## TASK BRIEF
Copy every line of the data exactly, leaving nothing out.

** START OF DATA LINES **

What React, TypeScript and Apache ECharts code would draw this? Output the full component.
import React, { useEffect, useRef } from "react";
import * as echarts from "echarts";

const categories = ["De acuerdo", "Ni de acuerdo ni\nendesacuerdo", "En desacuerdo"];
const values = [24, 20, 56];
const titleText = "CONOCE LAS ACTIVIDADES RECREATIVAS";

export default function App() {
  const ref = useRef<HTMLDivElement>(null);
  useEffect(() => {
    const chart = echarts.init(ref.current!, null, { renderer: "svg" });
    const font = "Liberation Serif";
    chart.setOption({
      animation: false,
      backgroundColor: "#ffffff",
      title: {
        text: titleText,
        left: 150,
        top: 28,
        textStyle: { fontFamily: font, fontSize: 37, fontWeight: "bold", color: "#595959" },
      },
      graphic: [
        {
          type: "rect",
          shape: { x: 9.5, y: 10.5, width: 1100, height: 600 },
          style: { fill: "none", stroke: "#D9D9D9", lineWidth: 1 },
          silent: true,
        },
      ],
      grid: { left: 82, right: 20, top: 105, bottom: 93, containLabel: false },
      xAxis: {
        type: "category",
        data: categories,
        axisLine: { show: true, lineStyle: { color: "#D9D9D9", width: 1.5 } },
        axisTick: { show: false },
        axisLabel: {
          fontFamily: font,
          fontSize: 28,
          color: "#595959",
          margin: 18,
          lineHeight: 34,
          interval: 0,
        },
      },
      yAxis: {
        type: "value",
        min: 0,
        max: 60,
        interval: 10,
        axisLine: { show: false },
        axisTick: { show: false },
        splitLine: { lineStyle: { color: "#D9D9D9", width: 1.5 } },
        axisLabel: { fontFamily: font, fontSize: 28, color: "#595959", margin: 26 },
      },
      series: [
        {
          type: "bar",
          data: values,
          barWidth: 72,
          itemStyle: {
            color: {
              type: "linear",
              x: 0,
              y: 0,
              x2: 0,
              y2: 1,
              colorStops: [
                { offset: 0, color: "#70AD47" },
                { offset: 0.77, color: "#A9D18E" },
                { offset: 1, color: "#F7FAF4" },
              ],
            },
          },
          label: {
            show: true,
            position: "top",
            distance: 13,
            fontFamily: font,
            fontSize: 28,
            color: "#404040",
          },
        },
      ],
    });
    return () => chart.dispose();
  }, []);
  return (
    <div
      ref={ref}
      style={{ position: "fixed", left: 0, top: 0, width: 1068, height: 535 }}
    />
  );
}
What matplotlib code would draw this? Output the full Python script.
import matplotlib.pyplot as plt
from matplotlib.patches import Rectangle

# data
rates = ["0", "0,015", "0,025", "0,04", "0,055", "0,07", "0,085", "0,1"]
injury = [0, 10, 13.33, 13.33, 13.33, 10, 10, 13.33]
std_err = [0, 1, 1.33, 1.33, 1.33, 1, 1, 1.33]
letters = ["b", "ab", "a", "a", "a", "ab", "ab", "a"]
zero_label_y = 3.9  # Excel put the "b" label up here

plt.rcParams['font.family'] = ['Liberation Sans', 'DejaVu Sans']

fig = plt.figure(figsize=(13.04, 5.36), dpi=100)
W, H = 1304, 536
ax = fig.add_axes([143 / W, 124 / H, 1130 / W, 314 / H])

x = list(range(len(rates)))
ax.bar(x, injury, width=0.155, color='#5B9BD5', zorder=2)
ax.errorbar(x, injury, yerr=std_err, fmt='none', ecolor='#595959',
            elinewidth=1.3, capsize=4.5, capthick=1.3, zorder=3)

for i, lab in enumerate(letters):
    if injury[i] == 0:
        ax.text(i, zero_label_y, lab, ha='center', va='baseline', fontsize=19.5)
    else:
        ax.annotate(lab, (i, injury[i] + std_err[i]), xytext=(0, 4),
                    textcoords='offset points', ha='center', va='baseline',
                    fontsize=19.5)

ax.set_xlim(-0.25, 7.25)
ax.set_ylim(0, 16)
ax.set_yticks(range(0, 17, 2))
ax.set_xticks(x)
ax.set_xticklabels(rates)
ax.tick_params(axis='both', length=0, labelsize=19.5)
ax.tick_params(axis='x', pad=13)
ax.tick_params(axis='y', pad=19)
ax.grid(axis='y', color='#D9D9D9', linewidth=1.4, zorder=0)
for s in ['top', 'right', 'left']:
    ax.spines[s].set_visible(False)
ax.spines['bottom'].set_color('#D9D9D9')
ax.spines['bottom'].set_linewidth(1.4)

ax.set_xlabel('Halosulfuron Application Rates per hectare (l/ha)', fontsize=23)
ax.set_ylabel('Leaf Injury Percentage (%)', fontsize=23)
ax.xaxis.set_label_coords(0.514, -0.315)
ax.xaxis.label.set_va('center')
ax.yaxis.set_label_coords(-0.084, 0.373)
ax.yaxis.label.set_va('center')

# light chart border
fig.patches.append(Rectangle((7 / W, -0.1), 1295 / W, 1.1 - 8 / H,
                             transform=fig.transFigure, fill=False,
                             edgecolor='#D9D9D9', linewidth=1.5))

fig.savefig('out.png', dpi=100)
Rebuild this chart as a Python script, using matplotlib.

** END OF DATA LINES **

## OUTPUT BELOW
What React, TypeScript and Apache ECharts code would draw this? Output the full component.
import React, { useEffect, useRef } from "react";
import * as echarts from "echarts";

const categories = ["De acuerdo", "Ni de acuerdo ni\nendesacuerdo", "En desacuerdo"];
const values = [24, 20, 56];
const titleText = "CONOCE LAS ACTIVIDADES RECREATIVAS";

export default function App() {
  const ref = useRef<HTMLDivElement>(null);
  useEffect(() => {
    const chart = echarts.init(ref.current!, null, { renderer: "svg" });
    const font = "Liberation Serif";
    chart.setOption({
      animation: false,
      backgroundColor: "#ffffff",
      title: {
        text: titleText,
        left: 150,
        top: 28,
        textStyle: { fontFamily: font, fontSize: 37, fontWeight: "bold", color: "#595959" },
      },
      graphic: [
        {
          type: "rect",
          shape: { x: 9.5, y: 10.5, width: 1100, height: 600 },
          style: { fill: "none", stroke: "#D9D9D9", lineWidth: 1 },
          silent: true,
        },
      ],
      grid: { left: 82, right: 20, top: 105, bottom: 93, containLabel: false },
      xAxis: {
        type: "category",
        data: categories,
        axisLine: { show: true, lineStyle: { color: "#D9D9D9", width: 1.5 } },
        axisTick: { show: false },
        axisLabel: {
          fontFamily: font,
          fontSize: 28,
          color: "#595959",
          margin: 18,
          lineHeight: 34,
          interval: 0,
        },
      },
      yAxis: {
        type: "value",
        min: 0,
        max: 60,
        interval: 10,
        axisLine: { show: false },
        axisTick: { show: false },
        splitLine: { lineStyle: { color: "#D9D9D9", width: 1.5 } },
        axisLabel: { fontFamily: font, fontSize: 28, color: "#595959", margin: 26 },
      },
      series: [
        {
          type: "bar",
          data: values,
          barWidth: 72,
          itemStyle: {
            color: {
              type: "linear",
              x: 0,
              y: 0,
              x2: 0,
              y2: 1,
              colorStops: [
                { offset: 0, color: "#70AD47" },
                { offset: 0.77, color: "#A9D18E" },
                { offset: 1, color: "#F7FAF4" },
              ],
            },
          },
          label: {
            show: true,
            position: "top",
            distance: 13,
            fontFamily: font,
            fontSize: 28,
            color: "#404040",
          },
        },
      ],
    });
    return () => chart.dispose();
  }, []);
  return (
    <div
      ref={ref}
      style={{ position: "fixed", left: 0, top: 0, width: 1068, height: 535 }}
    />
  );
}
What matplotlib code would draw this? Output the full Python script.
import matplotlib.pyplot as plt
from matplotlib.patches import Rectangle

# data
rates = ["0", "0,015", "0,025", "0,04", "0,055", "0,07", "0,085", "0,1"]
injury = [0, 10, 13.33, 13.33, 13.33, 10, 10, 13.33]
std_err = [0, 1, 1.33, 1.33, 1.33, 1, 1, 1.33]
letters = ["b", "ab", "a", "a", "a", "ab", "ab", "a"]
zero_label_y = 3.9  # Excel put the "b" label up here

plt.rcParams['font.family'] = ['Liberation Sans', 'DejaVu Sans']

fig = plt.figure(figsize=(13.04, 5.36), dpi=100)
W, H = 1304, 536
ax = fig.add_axes([143 / W, 124 / H, 1130 / W, 314 / H])

x = list(range(len(rates)))
ax.bar(x, injury, width=0.155, color='#5B9BD5', zorder=2)
ax.errorbar(x, injury, yerr=std_err, fmt='none', ecolor='#595959',
            elinewidth=1.3, capsize=4.5, capthick=1.3, zorder=3)

for i, lab in enumerate(letters):
    if injury[i] == 0:
        ax.text(i, zero_label_y, lab, ha='center', va='baseline', fontsize=19.5)
    else:
        ax.annotate(lab, (i, injury[i] + std_err[i]), xytext=(0, 4),
                    textcoords='offset points', ha='center', va='baseline',
                    fontsize=19.5)

ax.set_xlim(-0.25, 7.25)
ax.set_ylim(0, 16)
ax.set_yticks(range(0, 17, 2))
ax.set_xticks(x)
ax.set_xticklabels(rates)
ax.tick_params(axis='both', length=0, labelsize=19.5)
ax.tick_params(axis='x', pad=13)
ax.tick_params(axis='y', pad=19)
ax.grid(axis='y', color='#D9D9D9', linewidth=1.4, zorder=0)
for s in ['top', 'right', 'left']:
    ax.spines[s].set_visible(False)
ax.spines['bottom'].set_color('#D9D9D9')
ax.spines['bottom'].set_linewidth(1.4)

ax.set_xlabel('Halosulfuron Application Rates per hectare (l/ha)', fontsize=23)
ax.set_ylabel('Leaf Injury Percentage (%)', fontsize=23)
ax.xaxis.set_label_coords(0.514, -0.315)
ax.xaxis.label.set_va('center')
ax.yaxis.set_label_coords(-0.084, 0.373)
ax.yaxis.label.set_va('center')

# light chart border
fig.patches.append(Rectangle((7 / W, -0.1), 1295 / W, 1.1 - 8 / H,
                             transform=fig.transFigure, fill=False,
                             edgecolor='#D9D9D9', linewidth=1.5))

fig.savefig('out.png', dpi=100)
Rebuild this chart as a Python script, using matplotlib.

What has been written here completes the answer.